In July of 2006, Paramount’s Kings Island’s wooden roller coaster, Son of Beast, left riders injured after an accident involving the ride’s support structure partially failing. The accident itself occurred just after all of the Paramount Parks, including Kings Island, all of which were owned by CBS at the time, had been sold to the Cedar Fair Entertainment Company. This now left Cedar Fair with the decision of what to do with the Son of Beast wooden roller coaster.
The State of Ohio’s Department of Agriculture was brought in to inspect the ride for obvious safety reasons, and a final report was recently released. This report describes the outcome of the incident and contains information about the near future of Son of Beast.
Son of Beast opened in 2000 as the world’s tallest and fastest wooden roller coaster, and it also became the world’s only looping wooden roller coaster. Well this massive wooden coaster will lose that title in the future months as construction crews make modifications to the 218-foot tall ride, including the removal of the 118-foot tall loop.
Kings Island plans to reopen Son of Beast next season, but not until the park is completed the project of reinforcing the ride’s wooden structure, removes the vertical loop, and installs lighter trains. Using these trains should reduce the load and create a more comfortable ride experience.
The Kemah Boardwalk is a small amusement park and boardwalk area located on the shores of Kemah, Texas, in between Houston and Galveston. The boardwalk area is home to many restaurants, shopping complexes, a hotel, and an amusement park, which will open an all-new wooden roller coaster in the late spring or early summer of 2007.
This new wooden roller coaster will be Kemah Boardwalk’s first roller coaster, and has yet to receive its named. This wooden coaster was designed by the Gravity Group, and will use two, six-car trains from the Philadelphia Toboggan Coaster Co. Martin & Vleminckx Rides LLC is overseeing the project and will also build the ride’s wooden structure.
The Gravity Group designed this compact wooden twister to where it can fit in a footprint that is less than one-acre. This new wooden roller coaster will feature the most crossovers in a single wooden coaster, and will include several tunneled sections.

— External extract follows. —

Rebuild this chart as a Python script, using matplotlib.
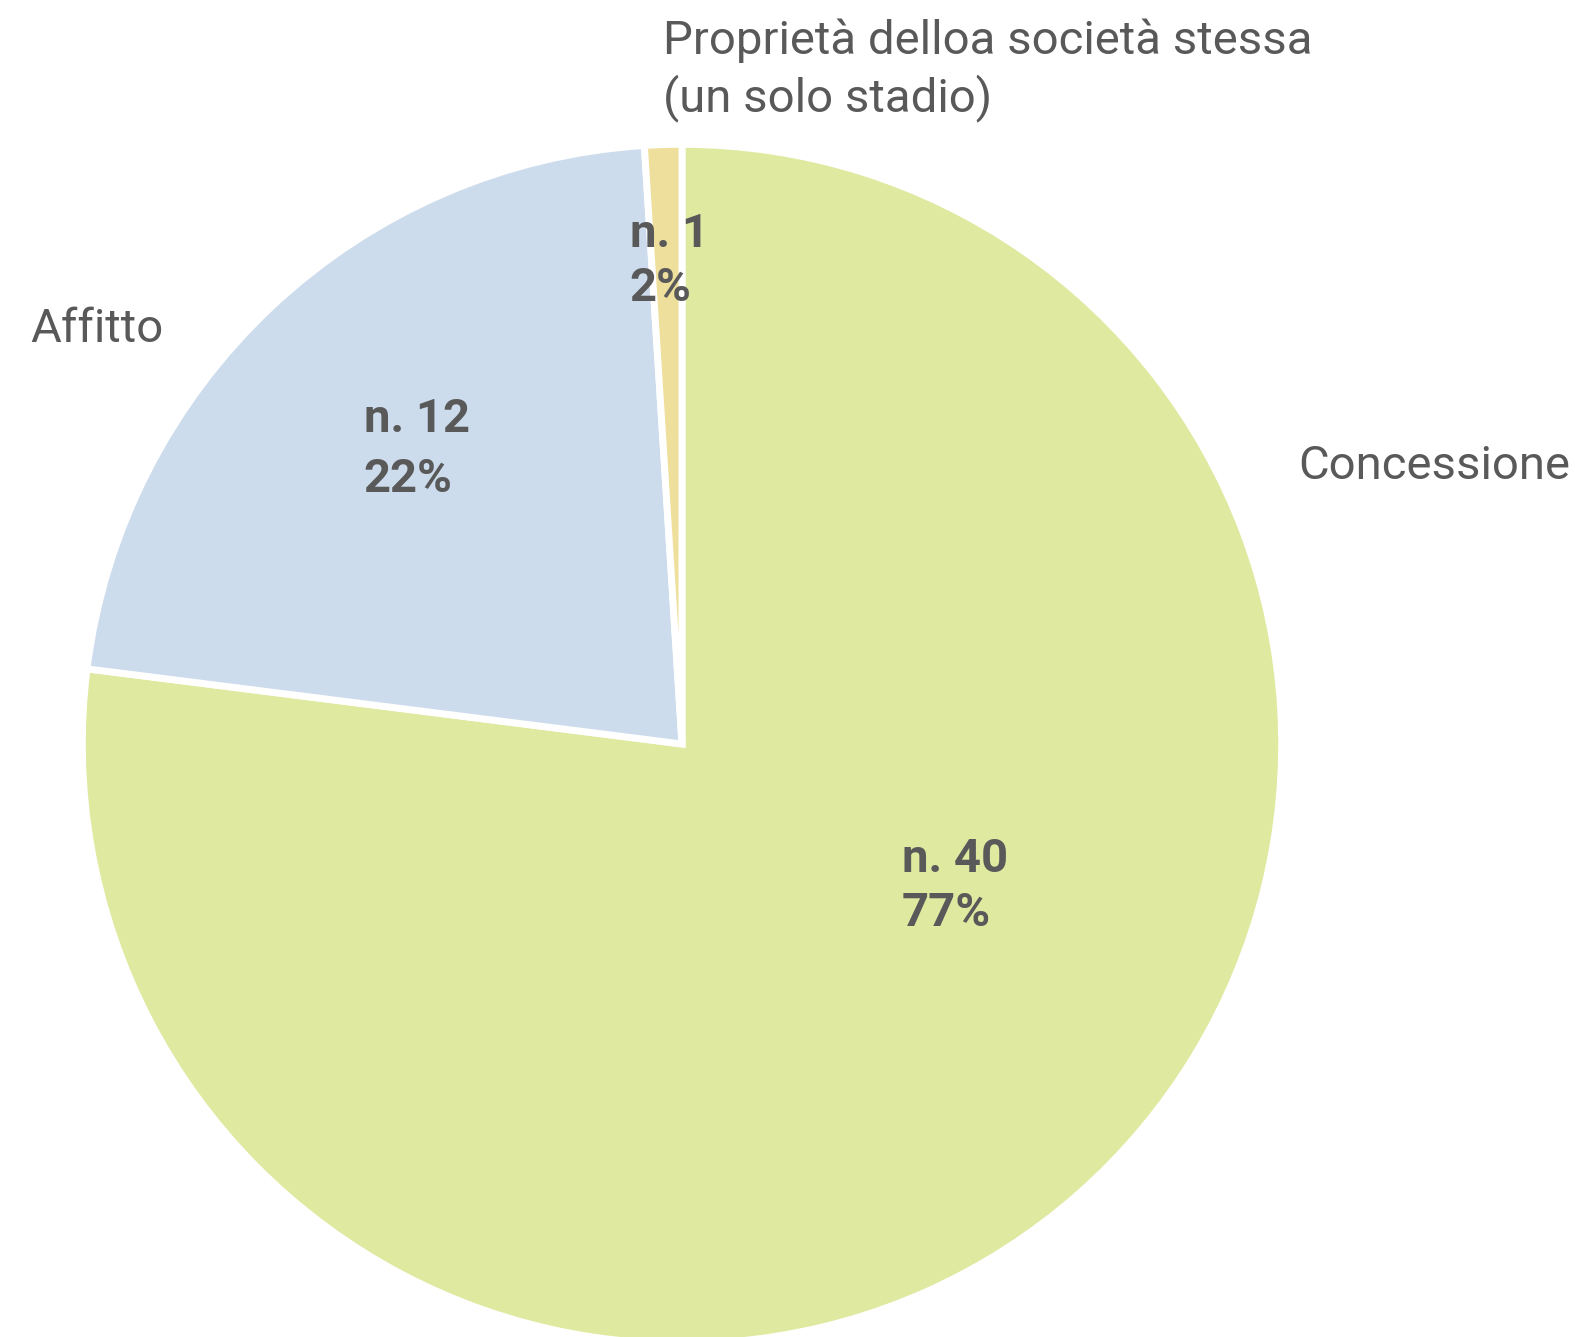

The western-themed coaster will stand 96 feet tall, have a 92 foot first drop, reach a top-speed of 51 miles per hour, and riders will fly through a layout comprised of 3,236 feet of track. The new wooden coaster is sure to become a popular tourist attraction considering the Kemah Boardwalk draws about 3 million visitors per year.
Lagoon, Utah’s largest amusement park, recently announced the addition of a new one-of-a-kind roller coaster, and it will be the largest in the park’s 121-year history. This new launched roller coaster will appropriately be named, Wicked.
Wicked will launch riders to a top speed of 55 mph before climbing a 110-foot tall vertical tower. Then riders will be launched a second time over the top of the tower and plunge vertically back down to earth before completing the rest of the 2050-foot long course. Riders will experience 4.8 G-Forces, multiple highly banked turns, and a zero-g-roll as part of this 1 minute 46 second long whirlwind of a roller coaster.
Both the famous Stengel Engineering Company of Germany and the roller coaster manufacturer Zierer, also from Germany, designed this new roller coaster for Lagoon at a cost of $10 million. Wicked’s launch system will be made up of LSM’s or Linear Synchronous Motors, which will launch the eight passenger cars. These smaller cars will secure riders around the waist and the legs and will allow rider's shoulders to be free.
Wicked will be completed and ready to make its debut in the spring of 2007. Wicked is sure to stand out above all of Lagoon’s other roller coasters in being that it’s the most unique and the most thrilling roller coaster in the park’s history.